## OBJECTIVE:
Images should be left out, and everything else in the listing reproduced exactly.
----
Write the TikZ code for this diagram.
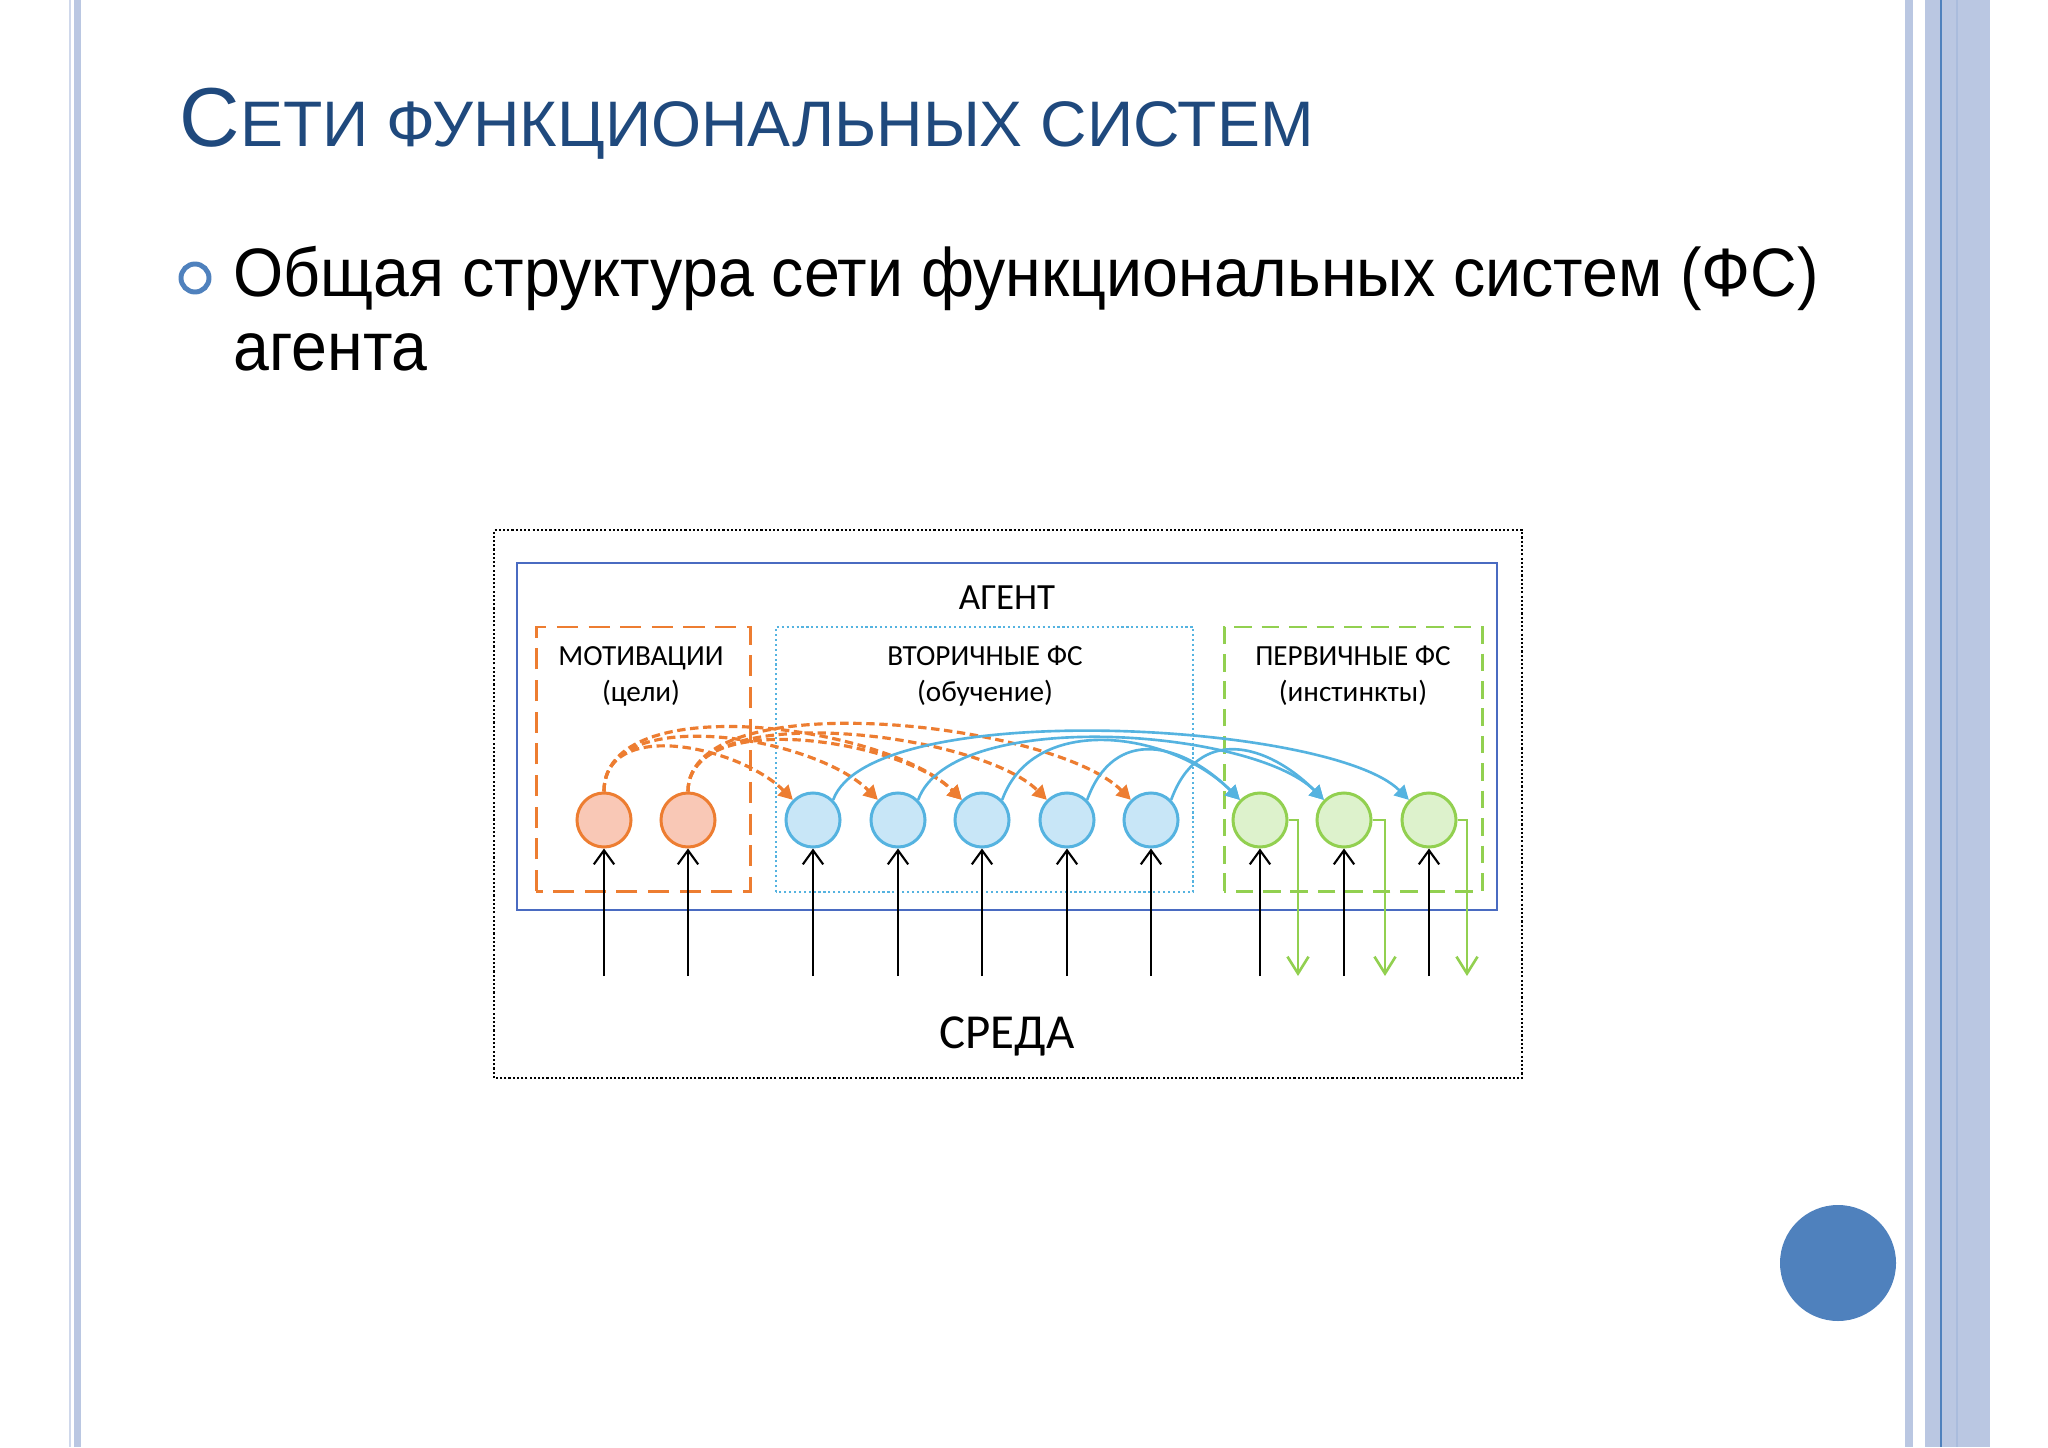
\documentclass[tikz,border=0pt]{standalone}
\usepackage{fontspec}
\setmainfont{Liberation Sans}
\newfontfamily\calibri{Carlito}
\usetikzlibrary{arrows.meta}
\definecolor{titleblue}{HTML}{1F497D}
\definecolor{accent}{HTML}{4F81BD}
\definecolor{stripe}{HTML}{BAC7E2}
\definecolor{motline}{HTML}{ED7D31}
\definecolor{motfill}{HTML}{F9C8B6}
\definecolor{secline}{HTML}{55B3E0}
\definecolor{secfill}{HTML}{C8E6F7}
\definecolor{primline}{HTML}{92D050}
\definecolor{primfill}{HTML}{DDF2CC}
\definecolor{agentline}{HTML}{4A6BC1}
\tikzset{
  fs/.style={circle, line width=0.85pt, minimum size=0.54cm, inner sep=0pt},
  motfs/.style={fs, draw=motline, fill=motfill},
  secfs/.style={fs, draw=secline, fill=secfill},
  primfs/.style={fs, draw=primline, fill=primfill},
  lbl/.style={font=\calibri\fontsize{8.3}{10.2}\selectfont, align=center},
  motarc/.style={draw=motline, line width=0.9pt, dash pattern=on 2.4pt off 1.3pt, -{Triangle[length=4pt,width=4.2pt]}},
  secarc/.style={draw=secline, line width=0.75pt, -{Triangle[length=4pt,width=4.2pt]}},
  input/.style={line width=0.6pt, ->},
  output/.style={draw=primline, line width=0.75pt, -{Straight Barb[length=4.8pt,width=6pt]}}
}
\begin{document}
\begin{tikzpicture}[x=0.01cm, y=0.01cm, >={Straight Barb[length=4pt,width=5.8pt]}]
      % page and side stripes
      \useasboundingbox (0,0) rectangle (2048,1447);
      \fill[white] (0,0) rectangle (2048,1447);
      \fill[stripe!70] (69,0) rectangle (71,1447);
      \fill[stripe] (74,0) rectangle (81,1447);
      \fill[stripe] (1905,0) rectangle (1913,1447);
      \fill[stripe] (1925,0) rectangle (1990,1447);
      \fill[stripe!85!accent] (1956,0) rectangle (1958,1447);
      \fill[accent] (1940,0) rectangle (1942,1447);
      \fill[accent] (1838,184) circle (58);
      % title and bullet
      \node[anchor=base west, inner sep=0, text=titleblue] (title) at (179,1300)
        {\fontsize{23.8}{29}\selectfont С\fontsize{18.3}{23}\selectfont ЕТИ ФУНКЦИОНАЛЬНЫХ СИСТЕМ};
      \node[circle, draw=accent, line width=1.4pt, minimum size=0.28cm, inner sep=0] (bullet) at (195,1169) {};
      \node[anchor=base west, inner sep=0, font=\fontsize{19.5}{24}\selectfont] (line1) at (233,1150)
        {\scalebox{0.94}[1]{Общая структура сети функциональных систем (ФС)}};
      \node[anchor=base west, inner sep=0, font=\fontsize{19.5}{24}\selectfont] (line2) at (233,1077)
        {\scalebox{0.94}[1]{агента}};
      % environment and agent
      \draw[black, line width=0.6pt, dash pattern=on 0.6pt off 0.6pt] (494,369) rectangle (1522,917);
      \draw[agentline, line width=0.65pt] (517,537) rectangle (1497,884);
      \node[font=\calibri\fontsize{10.5}{12}\selectfont] (agent) at (1007,849) {АГЕНТ};
      \node[font=\calibri\fontsize{13.9}{16}\selectfont] (env) at (1007,411) {СРЕДА};
      % groups of systems
      \draw[motline, line width=0.85pt, dash pattern=on 6pt off 3pt] (536,556) rectangle (750,820);
      \draw[secline, line width=0.6pt, dash pattern=on 0.6pt off 0.8pt] (776,555) rectangle (1193,820);
      \draw[primline, line width=0.85pt, dash pattern=on 5pt off 2.8pt] (1224,556) rectangle (1482,820);
      \node[lbl] (motlbl) at (641,771) {МОТИВАЦИИ\\(цели)};
      \node[lbl] (seclbl) at (985,771) {ВТОРИЧНЫЕ ФС\\(обучение)};
      \node[lbl] (primlbl) at (1353,771) {ПЕРВИЧНЫЕ ФС\\(инстинкты)};
      % functional systems
      \node[motfs] (m1) at (604,627) {};
      \node[motfs] (m2) at (688,627) {};
      \node[secfs] (s1) at (813,627) {};
      \node[secfs] (s2) at (898,627) {};
      \node[secfs] (s3) at (982,627) {};
      \node[secfs] (s4) at (1067,627) {};
      \node[secfs] (s5) at (1151,627) {};
      \node[primfs] (p1) at (1260,627) {};
      \node[primfs] (p2) at (1344,627) {};
      \node[primfs] (p3) at (1429,627) {};
      % inputs from the environment
      \coordinate (ground) at (0,471);
      \draw[input] (m1 |- ground) -- (m1);
      \draw[input] (m2 |- ground) -- (m2);
      \draw[input] (s1 |- ground) -- (s1);
      \draw[input] (s2 |- ground) -- (s2);
      \draw[input] (s3 |- ground) -- (s3);
      \draw[input] (s4 |- ground) -- (s4);
      \draw[input] (s5 |- ground) -- (s5);
      \draw[input] (p1 |- ground) -- (p1);
      \draw[input] (p2 |- ground) -- (p2);
      \draw[input] (p3 |- ground) -- (p3);
      % actions to the environment
      \coordinate (p1out) at (1298,471);
      \coordinate (p2out) at (1385,471);
      \coordinate (p3out) at (1467,471);
      \draw[output] (p1.east) -| (p1out);
      \draw[output] (p2.east) -| (p2out);
      \draw[output] (p3.east) -| (p3out);
      % motivations to secondary systems
      \draw[motarc] (m1.north) .. controls +(90:75) and +(135:75) .. (s1.135);
      \draw[motarc] (m1.north) .. controls +(90:90) and +(135:90) .. (s2.135);
      \draw[motarc] (m1.north) .. controls +(90:105) and +(135:105) .. (s3.135);
      \draw[motarc] (m2.north) .. controls +(90:85) and +(135:85) .. (s3.135);
      \draw[motarc] (m2.north) .. controls +(90:95) and +(135:95) .. (s4.135);
      \draw[motarc] (m2.north) .. controls +(90:110) and +(135:110) .. (s5.135);
      % secondary to primary systems
      \draw[secarc] (s1.45) .. controls +(70:110) and +(135:110) .. (p3.135);
      \draw[secarc] (s2.45) .. controls +(70:100) and +(135:100) .. (p2.135);
      \draw[secarc] (s3.45) .. controls +(70:95) and +(135:95) .. (p1.135);
      \draw[secarc] (s4.45) .. controls +(70:80) and +(135:80) .. (p1.135);
      \draw[secarc] (s5.45) .. controls +(70:80) and +(135:80) .. (p2.135);
\end{tikzpicture}
\end{document}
----
## ANSWER TO THIS PROBLEM:
Write the TikZ code for this diagram.
\documentclass[tikz,border=0pt]{standalone}
\usepackage{fontspec}
\setmainfont{Liberation Sans}
\newfontfamily\calibri{Carlito}
\usetikzlibrary{arrows.meta}
\definecolor{titleblue}{HTML}{1F497D}
\definecolor{accent}{HTML}{4F81BD}
\definecolor{stripe}{HTML}{BAC7E2}
\definecolor{motline}{HTML}{ED7D31}
\definecolor{motfill}{HTML}{F9C8B6}
\definecolor{secline}{HTML}{55B3E0}
\definecolor{secfill}{HTML}{C8E6F7}
\definecolor{primline}{HTML}{92D050}
\definecolor{primfill}{HTML}{DDF2CC}
\definecolor{agentline}{HTML}{4A6BC1}
\tikzset{
  fs/.style={circle, line width=0.85pt, minimum size=0.54cm, inner sep=0pt},
  motfs/.style={fs, draw=motline, fill=motfill},
  secfs/.style={fs, draw=secline, fill=secfill},
  primfs/.style={fs, draw=primline, fill=primfill},
  lbl/.style={font=\calibri\fontsize{8.3}{10.2}\selectfont, align=center},
  motarc/.style={draw=motline, line width=0.9pt, dash pattern=on 2.4pt off 1.3pt, -{Triangle[length=4pt,width=4.2pt]}},
  secarc/.style={draw=secline, line width=0.75pt, -{Triangle[length=4pt,width=4.2pt]}},
  input/.style={line width=0.6pt, ->},
  output/.style={draw=primline, line width=0.75pt, -{Straight Barb[length=4.8pt,width=6pt]}}
}
\begin{document}
\begin{tikzpicture}[x=0.01cm, y=0.01cm, >={Straight Barb[length=4pt,width=5.8pt]}]
      % page and side stripes
      \useasboundingbox (0,0) rectangle (2048,1447);
      \fill[white] (0,0) rectangle (2048,1447);
      \fill[stripe!70] (69,0) rectangle (71,1447);
      \fill[stripe] (74,0) rectangle (81,1447);
      \fill[stripe] (1905,0) rectangle (1913,1447);
      \fill[stripe] (1925,0) rectangle (1990,1447);
      \fill[stripe!85!accent] (1956,0) rectangle (1958,1447);
      \fill[accent] (1940,0) rectangle (1942,1447);
      \fill[accent] (1838,184) circle (58);
      % title and bullet
      \node[anchor=base west, inner sep=0, text=titleblue] (title) at (179,1300)
        {\fontsize{23.8}{29}\selectfont С\fontsize{18.3}{23}\selectfont ЕТИ ФУНКЦИОНАЛЬНЫХ СИСТЕМ};
      \node[circle, draw=accent, line width=1.4pt, minimum size=0.28cm, inner sep=0] (bullet) at (195,1169) {};
      \node[anchor=base west, inner sep=0, font=\fontsize{19.5}{24}\selectfont] (line1) at (233,1150)
        {\scalebox{0.94}[1]{Общая структура сети функциональных систем (ФС)}};
      \node[anchor=base west, inner sep=0, font=\fontsize{19.5}{24}\selectfont] (line2) at (233,1077)
        {\scalebox{0.94}[1]{агента}};
      % environment and agent
      \draw[black, line width=0.6pt, dash pattern=on 0.6pt off 0.6pt] (494,369) rectangle (1522,917);
      \draw[agentline, line width=0.65pt] (517,537) rectangle (1497,884);
      \node[font=\calibri\fontsize{10.5}{12}\selectfont] (agent) at (1007,849) {АГЕНТ};
      \node[font=\calibri\fontsize{13.9}{16}\selectfont] (env) at (1007,411) {СРЕДА};
      % groups of systems
      \draw[motline, line width=0.85pt, dash pattern=on 6pt off 3pt] (536,556) rectangle (750,820);
      \draw[secline, line width=0.6pt, dash pattern=on 0.6pt off 0.8pt] (776,555) rectangle (1193,820);
      \draw[primline, line width=0.85pt, dash pattern=on 5pt off 2.8pt] (1224,556) rectangle (1482,820);
      \node[lbl] (motlbl) at (641,771) {МОТИВАЦИИ\\(цели)};
      \node[lbl] (seclbl) at (985,771) {ВТОРИЧНЫЕ ФС\\(обучение)};
      \node[lbl] (primlbl) at (1353,771) {ПЕРВИЧНЫЕ ФС\\(инстинкты)};
      % functional systems
      \node[motfs] (m1) at (604,627) {};
      \node[motfs] (m2) at (688,627) {};
      \node[secfs] (s1) at (813,627) {};
      \node[secfs] (s2) at (898,627) {};
      \node[secfs] (s3) at (982,627) {};
      \node[secfs] (s4) at (1067,627) {};
      \node[secfs] (s5) at (1151,627) {};
      \node[primfs] (p1) at (1260,627) {};
      \node[primfs] (p2) at (1344,627) {};
      \node[primfs] (p3) at (1429,627) {};
      % inputs from the environment
      \coordinate (ground) at (0,471);
      \draw[input] (m1 |- ground) -- (m1);
      \draw[input] (m2 |- ground) -- (m2);
      \draw[input] (s1 |- ground) -- (s1);
      \draw[input] (s2 |- ground) -- (s2);
      \draw[input] (s3 |- ground) -- (s3);
      \draw[input] (s4 |- ground) -- (s4);
      \draw[input] (s5 |- ground) -- (s5);
      \draw[input] (p1 |- ground) -- (p1);
      \draw[input] (p2 |- ground) -- (p2);
      \draw[input] (p3 |- ground) -- (p3);
      % actions to the environment
      \coordinate (p1out) at (1298,471);
      \coordinate (p2out) at (1385,471);
      \coordinate (p3out) at (1467,471);
      \draw[output] (p1.east) -| (p1out);
      \draw[output] (p2.east) -| (p2out);
      \draw[output] (p3.east) -| (p3out);
      % motivations to secondary systems
      \draw[motarc] (m1.north) .. controls +(90:75) and +(135:75) .. (s1.135);
      \draw[motarc] (m1.north) .. controls +(90:90) and +(135:90) .. (s2.135);
      \draw[motarc] (m1.north) .. controls +(90:105) and +(135:105) .. (s3.135);
      \draw[motarc] (m2.north) .. controls +(90:85) and +(135:85) .. (s3.135);
      \draw[motarc] (m2.north) .. controls +(90:95) and +(135:95) .. (s4.135);
      \draw[motarc] (m2.north) .. controls +(90:110) and +(135:110) .. (s5.135);
      % secondary to primary systems
      \draw[secarc] (s1.45) .. controls +(70:110) and +(135:110) .. (p3.135);
      \draw[secarc] (s2.45) .. controls +(70:100) and +(135:100) .. (p2.135);
      \draw[secarc] (s3.45) .. controls +(70:95) and +(135:95) .. (p1.135);
      \draw[secarc] (s4.45) .. controls +(70:80) and +(135:80) .. (p1.135);
      \draw[secarc] (s5.45) .. controls +(70:80) and +(135:80) .. (p2.135);
\end{tikzpicture}
\end{document}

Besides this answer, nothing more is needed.